McMaster’s comments about Moscow amounted to unusually sharp criticism from an aide to Trump, who since taking office has repeatedly said he wants better relations with President Vladimir Putin.
“We’re facing a threat from Russia that involves also so-called new generation warfare,” McMaster said. “And these are very sophisticated campaigns of subversion — and disinformation, and propaganda, using cybertools operating across multiple domains — that attempt to divide our communities within our nations and pit them against each other and try to create crises of confidence.”
The general made no explicit reference to the U.S. intelligence community’s finding that Russia interfered in the 2016 election.
The remarks came at a forum focused on U.S. relations with Britain run by the Policy Exchange think tank.
McMaster also had tough words for China, which he accused of “economic aggression” that is “challenging the rules-based economic order that helped lift hundreds of millions of people out of poverty” since World War II.
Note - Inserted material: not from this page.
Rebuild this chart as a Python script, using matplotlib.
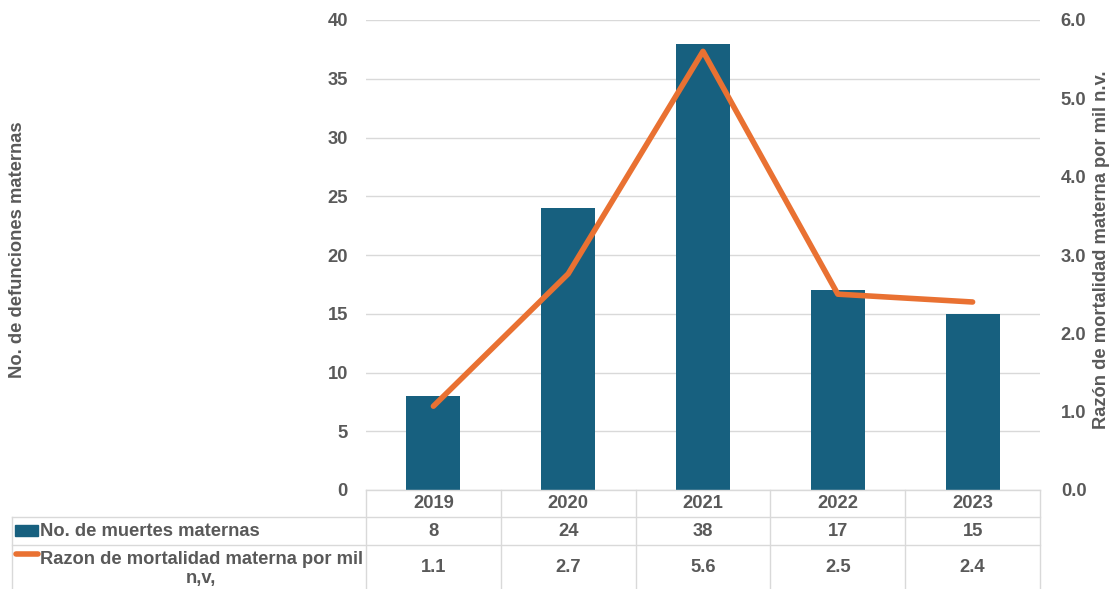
import matplotlib.pyplot as plt
import matplotlib.transforms as mtransforms
from matplotlib.lines import Line2D
from matplotlib.patches import Rectangle

years = ["2019", "2020", "2021", "2022", "2023"]
deaths = [8, 24, 38, 17, 15]
rate = [1.07, 2.76, 5.6, 2.5, 2.4]
rate_labels = ["1.1", "2.7", "5.6", "2.5", "2.4"]

blue = "#17607f"
orange = "#e97132"
gray = "#595959"
grid = "#d9d9d9"
fs = 13.2

plt.rcParams["font.family"] = ["Liberation Sans", "DejaVu Sans"]
plt.rcParams["font.weight"] = "bold"

W, H = 1114, 589
fig = plt.figure(figsize=(W / 100, H / 100), dpi=100)
ax = fig.add_axes([366 / W, 1 - 490 / H, (1040 - 366) / W, (490 - 20) / H])
ax2 = ax.twinx()

x = range(len(years))
ax.bar(x, deaths, width=0.4, color=blue, zorder=2)
ax2.plot(x, rate, color=orange, lw=4, solid_capstyle="round",
         solid_joinstyle="round", zorder=3)

ax.set_xlim(-0.5, len(years) - 0.5)
ax.set_ylim(0, 40)
ax.set_yticks(range(0, 41, 5))
ax2.set_ylim(0, 6)
ax2.set_yticks(range(7))
ax2.set_yticklabels([f"{i:.1f}" for i in range(7)])
ax.set_xticks([])
ax.yaxis.grid(True, color=grid, lw=1)
ax.set_axisbelow(True)
for a in (ax, ax2):
    for s in a.spines.values():
        s.set_visible(False)
    a.tick_params(length=0, labelsize=fs, labelcolor=gray)
ax.tick_params(axis="y", pad=13)
ax2.tick_params(axis="y", pad=15)

fig.text(18 / W, 1 - 250 / H, "No. de defunciones maternas", rotation=90,
         ha="center", va="center", fontsize=fs, color=gray, fontweight="bold")
fig.text(1101 / W, 1 - 250 / H, "Razón de mortalidad materna por mil n.v.", rotation=90,
         ha="center", va="center", fontsize=fs, color=gray, fontweight="bold")

# data table below the chart
tr = mtransforms.blended_transform_factory(ax.transData, fig.transFigure)
def fy(py):
    return 1 - py / H

kw = dict(color=grid, lw=1, transform=fig.transFigure, clip_on=False)
fig.add_artist(Line2D([366 / W, 1040 / W], [fy(490), fy(490)], **kw))
for py in (517, 545):
    fig.add_artist(Line2D([12 / W, 1040 / W], [fy(py), fy(py)], **kw))
fig.add_artist(Line2D([12 / W, 12 / W], [fy(517), fy(589)], **kw))
for i in range(len(years) + 1):
    xd = i - 0.5
    fig.add_artist(Line2D([xd, xd], [fy(490), fy(589)], color=grid, lw=1,
                          transform=tr, clip_on=False))

tkw = dict(ha="center", va="center", fontsize=fs, color=gray,
           fontweight="bold", transform=tr)
for i in x:
    fig.text(i, fy(504), years[i], **tkw)
    fig.text(i, fy(531), str(deaths[i]), **tkw)
    fig.text(i, fy(567), rate_labels[i], **tkw)

fig.add_artist(Rectangle((15 / W, fy(536)), 23 / W, 11 / H, color=blue,
                         transform=fig.transFigure))
fig.add_artist(Line2D([16 / W, 38 / W], [fy(554), fy(554)], color=orange, lw=4,
                      solid_capstyle="round", transform=fig.transFigure))
fig.text(40 / W, fy(531), "No. de muertes maternas", ha="left", va="center",
         fontsize=fs, color=gray, fontweight="bold")
fig.text(201 / W, fy(569), "Razon de mortalidad materna por mil\nn,v,", ha="center",
         va="center", fontsize=fs, color=gray, fontweight="bold", linespacing=1.15)

fig.savefig("out.png", dpi=100)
The general said Trump would reveal his first National Security Strategy — essentially an administration’s statement of principles about foreign policy — on Monday. While a president’s NSS is often a glorified press release, the document has at times commanded headlines, such as when then-President George W. Bush embraced “preventive war” in 2002, ahead of the invasion of Iraq.
McMaster identified three broad types of threats to U.S. national security: “revisionist powers” like China and Russia that “undermine the international order”; rogue regimes like Iran and North Korea; and transnational terrorist groups.
When it comes to North Korea’s nuclear and ballistic missile programs, he said, “Now it’s time for all nations to do more, beyond U.N. Security Council resolutions, to make the most out of what might be our last best chance to avoid military conflict.”
Asked about prospects for ousting North Korean dictator Kim Jong Un from power, McMaster replied: “That’s not our policy.”